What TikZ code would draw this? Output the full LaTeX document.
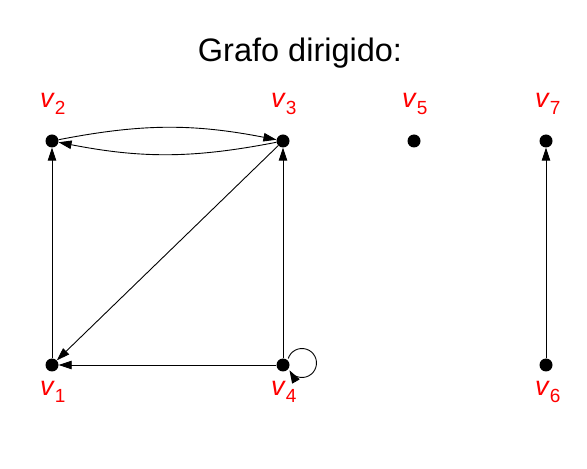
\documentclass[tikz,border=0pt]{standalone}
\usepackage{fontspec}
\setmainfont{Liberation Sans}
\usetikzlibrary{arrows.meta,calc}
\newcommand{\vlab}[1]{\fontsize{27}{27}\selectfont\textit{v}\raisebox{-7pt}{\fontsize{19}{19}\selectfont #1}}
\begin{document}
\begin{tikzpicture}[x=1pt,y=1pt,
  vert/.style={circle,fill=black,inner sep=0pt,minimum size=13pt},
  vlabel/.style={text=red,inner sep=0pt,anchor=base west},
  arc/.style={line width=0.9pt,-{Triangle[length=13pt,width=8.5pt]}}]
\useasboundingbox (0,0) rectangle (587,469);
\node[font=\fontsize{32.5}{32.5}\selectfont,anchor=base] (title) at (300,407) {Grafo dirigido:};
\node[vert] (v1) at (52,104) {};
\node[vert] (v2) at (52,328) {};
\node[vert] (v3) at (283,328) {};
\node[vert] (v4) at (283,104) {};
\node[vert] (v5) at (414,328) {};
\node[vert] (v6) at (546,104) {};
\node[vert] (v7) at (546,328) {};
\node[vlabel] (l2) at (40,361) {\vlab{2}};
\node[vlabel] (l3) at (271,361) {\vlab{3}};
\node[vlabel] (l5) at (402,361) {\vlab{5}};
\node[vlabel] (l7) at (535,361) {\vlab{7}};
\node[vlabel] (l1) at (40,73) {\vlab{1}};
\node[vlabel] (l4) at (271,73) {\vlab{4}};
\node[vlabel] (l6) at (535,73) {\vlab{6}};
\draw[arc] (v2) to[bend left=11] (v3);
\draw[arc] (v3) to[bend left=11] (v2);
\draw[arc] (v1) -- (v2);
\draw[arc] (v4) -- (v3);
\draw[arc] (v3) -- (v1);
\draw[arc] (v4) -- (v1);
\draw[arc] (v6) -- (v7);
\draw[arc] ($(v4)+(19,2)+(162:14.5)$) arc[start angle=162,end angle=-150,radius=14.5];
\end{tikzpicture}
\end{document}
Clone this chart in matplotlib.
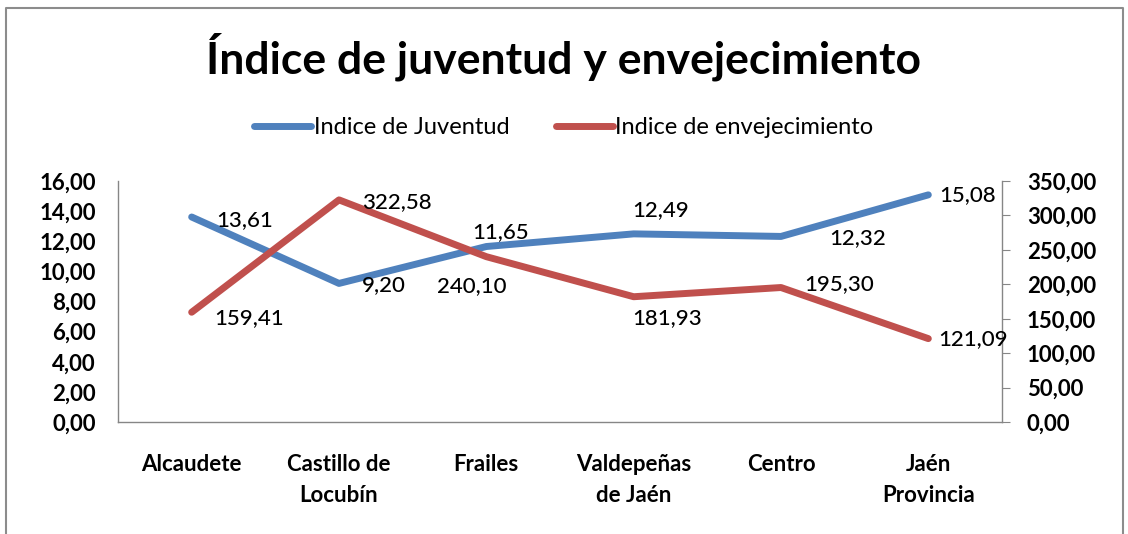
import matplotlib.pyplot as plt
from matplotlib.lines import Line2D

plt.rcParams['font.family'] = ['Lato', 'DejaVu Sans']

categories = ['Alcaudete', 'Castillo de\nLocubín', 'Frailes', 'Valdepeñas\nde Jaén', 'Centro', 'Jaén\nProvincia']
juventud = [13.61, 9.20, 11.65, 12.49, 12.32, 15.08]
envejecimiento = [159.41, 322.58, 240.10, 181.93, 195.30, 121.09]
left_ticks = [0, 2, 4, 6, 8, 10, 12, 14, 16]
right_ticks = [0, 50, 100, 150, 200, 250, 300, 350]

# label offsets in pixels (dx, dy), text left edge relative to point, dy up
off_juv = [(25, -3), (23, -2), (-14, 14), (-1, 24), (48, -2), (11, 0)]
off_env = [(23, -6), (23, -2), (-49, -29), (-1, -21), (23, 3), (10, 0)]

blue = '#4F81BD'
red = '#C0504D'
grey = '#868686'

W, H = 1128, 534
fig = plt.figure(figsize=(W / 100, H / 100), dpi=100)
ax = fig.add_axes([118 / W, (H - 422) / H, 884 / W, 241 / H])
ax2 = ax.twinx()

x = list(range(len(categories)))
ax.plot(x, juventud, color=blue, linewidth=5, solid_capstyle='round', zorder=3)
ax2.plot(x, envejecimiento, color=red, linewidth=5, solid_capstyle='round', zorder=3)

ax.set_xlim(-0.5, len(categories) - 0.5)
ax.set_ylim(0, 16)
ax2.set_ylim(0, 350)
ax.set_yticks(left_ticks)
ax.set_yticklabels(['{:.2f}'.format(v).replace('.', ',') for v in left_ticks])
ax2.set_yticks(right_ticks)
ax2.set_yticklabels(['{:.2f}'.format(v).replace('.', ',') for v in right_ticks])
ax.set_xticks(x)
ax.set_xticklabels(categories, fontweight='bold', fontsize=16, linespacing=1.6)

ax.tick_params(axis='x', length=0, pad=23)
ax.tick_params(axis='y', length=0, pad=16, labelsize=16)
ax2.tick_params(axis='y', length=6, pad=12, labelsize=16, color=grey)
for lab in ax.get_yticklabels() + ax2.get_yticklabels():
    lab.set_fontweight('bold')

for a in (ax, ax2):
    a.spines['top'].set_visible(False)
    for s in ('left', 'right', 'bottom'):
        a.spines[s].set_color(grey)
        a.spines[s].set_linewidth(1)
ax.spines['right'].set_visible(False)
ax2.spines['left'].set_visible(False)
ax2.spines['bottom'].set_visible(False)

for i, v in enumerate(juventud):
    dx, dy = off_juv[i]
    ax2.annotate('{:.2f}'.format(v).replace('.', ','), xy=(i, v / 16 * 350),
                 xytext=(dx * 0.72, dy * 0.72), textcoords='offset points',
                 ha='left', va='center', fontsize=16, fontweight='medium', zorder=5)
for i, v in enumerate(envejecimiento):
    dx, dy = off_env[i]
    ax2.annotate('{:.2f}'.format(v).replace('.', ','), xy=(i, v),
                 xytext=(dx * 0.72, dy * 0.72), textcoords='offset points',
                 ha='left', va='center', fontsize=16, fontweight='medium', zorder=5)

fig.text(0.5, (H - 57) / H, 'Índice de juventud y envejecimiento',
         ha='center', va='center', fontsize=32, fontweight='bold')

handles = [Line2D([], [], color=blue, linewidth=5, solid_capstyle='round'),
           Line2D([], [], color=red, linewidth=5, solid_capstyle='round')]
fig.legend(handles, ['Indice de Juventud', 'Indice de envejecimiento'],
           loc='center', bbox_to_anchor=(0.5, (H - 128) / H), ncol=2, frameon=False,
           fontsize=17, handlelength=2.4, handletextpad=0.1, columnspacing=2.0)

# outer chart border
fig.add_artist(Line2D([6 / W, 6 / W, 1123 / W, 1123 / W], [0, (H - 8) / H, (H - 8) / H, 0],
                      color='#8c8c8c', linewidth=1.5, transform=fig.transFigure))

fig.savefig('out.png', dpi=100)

--------------------

▸ **Challenge**:
Only the lines from the one bearing "Clone this chart in matplotlib." to the one bearing "plt.rcParams['font.family'] = ['Lato', 'DejaVu", both included, should be restated word for word, with pictures left out.

▸ **Correct result**:
Clone this chart in matplotlib.
import matplotlib.pyplot as plt
from matplotlib.lines import Line2D

plt.rcParams['font.family'] = ['Lato', 'DejaVu Sans']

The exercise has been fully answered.